Waste Management is a Data problem!
In 2016 during the SXSW Eco in Austin, Texas, Kate Brandt, the chief sustainability officer at Google, was a keynote speaker. Kate's talk focused on how Google creates sustainable practices, covering everything from where the internet lives at the data center level. But, for me, the most exciting part was when Kate shared how Google reduces waste from their cafes through data and analytics. This use case highlighted that waste management is a data problem.
Fast forward to 2022, the waste management industry remains dataless, even though this is one of the biggest industries in the world, with a global market size value of USD 394.1 billion in 2020. The challenge of lack of data, or shall I say, lack of reliable data in the waste management industry, continues to restrict exponential progress and growth that will increase our recycling rate and unlock massive economic opportunities, especially in developing countries. Through my own experiences, I have realized that there is more than enough funds to build both physical and digital infrastructure that will provide reliable waste data, yet, there seem to be other issues interfering with progress.
Recently, I had a meeting with one of the biggest municipalities in Johannesburg, which shall remain confidential for obvious reasons.
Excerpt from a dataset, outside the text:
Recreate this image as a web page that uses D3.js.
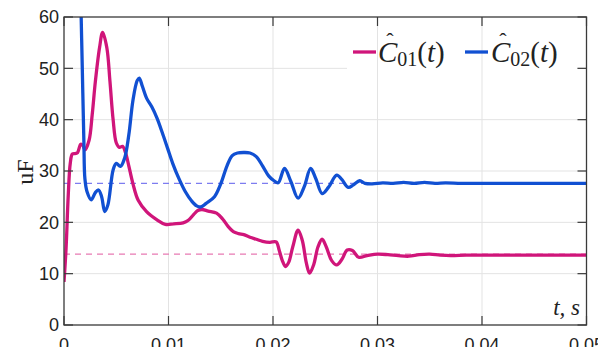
<!DOCTYPE html>
<html><head><meta charset="utf-8">
<script src="https://cdn.jsdelivr.net/npm/d3@7"></script>
<style>html,body{margin:0;padding:0;background:#fff;}svg{display:block;}</style>
</head><body>
<svg id="chart" width="598" height="347"></svg>
<script>
// ---- data ----
const c01T = [0.0000,0.0002,0.0004,0.0006,0.0008,0.0011,0.0013,0.0016,0.0018,0.0020,0.0024,0.0027,0.0030,0.0034,0.0037,0.0041,0.0044,0.0047,0.0050,0.0053,0.0056,0.0059,0.0062,0.0066,0.0071,0.0079,0.0089,0.0097,0.0105,0.0114,0.0119,0.0124,0.0128,0.0132,0.0138,0.0146,0.0152,0.0157,0.0162,0.0167,0.0172,0.0178,0.0184,0.0190,0.0197,0.0203,0.0206,0.0209,0.0212,0.0215,0.0219,0.0224,0.0228,0.0232,0.0235,0.0239,0.0243,0.0247,0.0251,0.0256,0.0261,0.0266,0.0271,0.0276,0.0282,0.0290,0.0300,0.0310,0.0320,0.0330,0.0340,0.0350,0.0360,0.0370,0.0385,0.0400,0.0450,0.0500];
const c01V = [8.4,15,25,31.5,33.3,33.4,33.6,35.2,35,34.1,36,41,47.4,54,57,54,47.4,40,35.5,34.6,34.8,33.5,31,27.5,24.3,22.1,20.5,19.6,19.7,19.9,20.4,21.5,22.3,22.5,22.2,21.8,20.6,19.2,18.2,17.8,17.6,17.1,16.7,16.3,16.1,16.2,14.5,12.5,11.4,12.2,15.3,18.5,16.5,12,10.1,11.8,15.2,16.7,15.2,12.6,11.7,12.8,14.6,14.5,13.2,13.5,13.8,13.7,13.5,13.4,13.7,13.8,13.6,13.5,13.6,13.6,13.6,13.6];

const c02T = [0.0016,0.00175,0.0019,0.0020,0.0022,0.0026,0.0030,0.0033,0.0036,0.0039,0.0042,0.0047,0.0050,0.0054,0.0058,0.0062,0.0066,0.0070,0.0072,0.0075,0.0079,0.0084,0.0089,0.0094,0.0099,0.0104,0.0110,0.0116,0.0122,0.0127,0.0131,0.0136,0.0144,0.0150,0.0156,0.0161,0.0166,0.0172,0.0178,0.0184,0.0190,0.0196,0.0201,0.0205,0.0211,0.0217,0.0224,0.0230,0.0236,0.0241,0.0247,0.0253,0.0261,0.0266,0.0272,0.0277,0.0283,0.0288,0.0295,0.0305,0.0315,0.0325,0.0335,0.0345,0.0355,0.0365,0.0380,0.0400,0.0450,0.0500];
const c02V = [64,50,36,28.5,26,24.4,25.8,26.3,25,22.1,23.4,30.2,31.5,30.9,32.5,37,43.8,47.6,48.1,46.5,44.2,42.5,40.3,37.5,34.5,31.5,28.5,26,24.2,23.2,23,23.7,25,27.5,31,33,33.5,33.6,33.5,32.8,31,29,28.1,27.7,30.5,28,24.7,27,30.5,28.5,25.6,26.8,29.2,28.3,26.8,27.3,28.1,27.6,27.5,27.7,27.6,27.8,27.6,27.8,27.6,27.7,27.6,27.6,27.6,27.6];

const ref01 = 13.8;
const ref02 = 27.6;
const xTicks = [0,0.01,0.02,0.03,0.04,0.05];
const xTickLabels = ["0","0.01","0.02","0.03","0.04","0.05"];
const yTicks = [0,10,20,30,40,50,60];
const yLabel = "uF";
const xLabel = "t, s";

// ---- layout ----
const L = 64, R = 586.5, T = 17, B = 325;
const colMag = "#d0157a", colBlue = "#1150d2";
const colMagDash = "#e77ab3", colBlueDash = "#7d7cf0";

const svg = d3.select("#chart");
const x = d3.scaleLinear().domain([0,0.05]).range([L,R]);
const y = d3.scaleLinear().domain([0,60]).range([B,T]);

svg.append("defs").append("clipPath").attr("id","clip")
  .append("rect").attr("x",L).attr("y",T).attr("width",R-L).attr("height",B-T);

// horizontal grid
svg.append("g").selectAll("line").data(yTicks.slice(1,-1)).join("line")
  .attr("x1",L).attr("x2",R).attr("y1",d=>y(d)).attr("y2",d=>y(d))
  .attr("stroke","#e3e3e3").attr("stroke-width",1);

// legend background (drawn over horizontal grid)
svg.append("rect").attr("x",347).attr("y",24).attr("width",230).attr("height",46)
  .attr("fill","#fff");

// vertical grid
svg.append("g").selectAll("line").data(xTicks.slice(1,-1)).join("line")
  .attr("x1",d=>x(d)).attr("x2",d=>x(d)).attr("y1",T).attr("y2",B)
  .attr("stroke","#e3e3e3").attr("stroke-width",1);

// reference dashed lines
const gRef = svg.append("g").attr("clip-path","url(#clip)");
gRef.append("line").attr("x1",L).attr("x2",R).attr("y1",y(ref02)).attr("y2",y(ref02))
  .attr("stroke",colBlueDash).attr("stroke-width",1.3).attr("stroke-dasharray","6,5");
gRef.append("line").attr("x1",L).attr("x2",R).attr("y1",y(ref01)).attr("y2",y(ref01))
  .attr("stroke",colMagDash).attr("stroke-width",1.3).attr("stroke-dasharray","6,5");

// curves
const line = d3.line().x(d=>x(d[0])).y(d=>y(d[1])).curve(d3.curveCatmullRom.alpha(0.5));
const gLines = svg.append("g").attr("clip-path","url(#clip)");
gLines.append("path").attr("d",line(d3.zip(c01T,c01V)))
  .attr("fill","none").attr("stroke",colMag).attr("stroke-width",3.3).attr("stroke-linejoin","round");
gLines.append("path").attr("d",line(d3.zip(c02T,c02V)))
  .attr("fill","none").attr("stroke",colBlue).attr("stroke-width",3.3).attr("stroke-linejoin","round");

// axes (box, inward ticks)
const axCol = "#3a3a3a";
const tl = 9;
svg.append("rect").attr("x",L).attr("y",T).attr("width",R-L).attr("height",B-T)
  .attr("fill","none").attr("stroke",axCol).attr("stroke-width",1.3);
const gAx = svg.append("g").attr("stroke",axCol).attr("stroke-width",1.2);
xTicks.forEach(d=>{
  gAx.append("line").attr("x1",x(d)).attr("x2",x(d)).attr("y1",B).attr("y2",B-tl);
  gAx.append("line").attr("x1",x(d)).attr("x2",x(d)).attr("y1",T).attr("y2",T+tl);
});
yTicks.forEach(d=>{
  gAx.append("line").attr("x1",L).attr("x2",L+tl).attr("y1",y(d)).attr("y2",y(d));
  gAx.append("line").attr("x1",R).attr("x2",R-tl).attr("y1",y(d)).attr("y2",y(d));
});

// tick labels
const font = "'Liberation Sans', Arial, sans-serif";
svg.append("g").selectAll("text").data(yTicks).join("text")
  .attr("x",L-5).attr("y",d=>y(d)).attr("dy","0.36em")
  .attr("text-anchor","end").attr("font-family",font).attr("font-size",18).attr("fill","#222")
  .text(d=>d);
svg.append("g").selectAll("text").data(xTicks).join("text")
  .attr("x",d=>x(d)).attr("y",351)
  .attr("text-anchor","middle").attr("font-family",font).attr("font-size",18).attr("fill","#222")
  .text((d,i)=>xTickLabels[i]);

// axis labels
const serif = "'Liberation Serif', 'Times New Roman', serif";
svg.append("text").attr("transform","translate(33,172) rotate(-90)")
  .attr("text-anchor","middle").attr("font-family",serif).attr("font-size",24).attr("fill","#222")
  .text(yLabel);
svg.append("text").attr("x",580).attr("y",315).attr("text-anchor","end")
  .attr("font-family",serif).attr("font-style","italic").attr("font-size",23).attr("fill","#222")
  .text(xLabel);

// legend
const legend = [{lbl:"01", col:colMag, x0:353, tx:378},{lbl:"02", col:colBlue, x0:465, tx:491}];
legend.forEach(e=>{
  svg.append("line").attr("x1",e.x0).attr("x2",e.x0+23).attr("y1",52).attr("y2",52)
    .attr("stroke",e.col).attr("stroke-width",3.3);
  const t = svg.append("text").attr("x",e.tx).attr("y",62)
    .attr("font-family",serif).attr("font-size",29).attr("fill","#222");
  t.append("tspan").attr("font-style","italic").text("C");
  t.append("tspan").attr("font-size",20).attr("dy",4).text(e.lbl);
  t.append("tspan").attr("dy",-4).text("(");
  t.append("tspan").attr("font-style","italic").text("t");
  t.append("tspan").text(")");
  svg.append("text").attr("x",e.tx+12).attr("y",48).attr("text-anchor","middle")
    .attr("font-family",serif).attr("font-size",22).attr("fill","#222").text("\u02C6");
});
</script>
</body></html>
However, during the session, I asked the municipality the following question, "since you are spending millions of rands annually to support waste diversion from landfills and promote waste minimization, do you have a clear understanding of how much waste the city produces, where the waste goes, and if it gets recycled?". The municipality answer; all the formally registered recycling and waste management companies we support in the city provide data on the waste they recycle.
At first glance, this sounds convincing; yet, this answer overlooks that registered recycling and waste management companies make up a small percentage of the market. In fact, most waste material sits with the informal actors in developing countries like South Africa. These informal actors operate in small to mid-sized operations in townships, remote towns, and rural areas. Unfortunately, these essential parties continue to suffer as opportunities for many projects, budgets, and resources circumvent them.
To gain reliable data on waste activities, volumes, and other paramount data insights, we must include informal waste stakeholders (waste pickers, buyback centers, NGOs, and any other party) in our projects, budgets, and resources. Although, we should not be flooding these informal actors with formal processes and systems that will lead to failure. It is essential to always keep in mind that these informal actors should direct us on how best to introduce economic, financial, health, and safety inclusion projects. So let us go in their environment as learners instead of educators, let us listen more than we talk, and start building an ecosystem of waste actors that will give us reliable data on waste materials.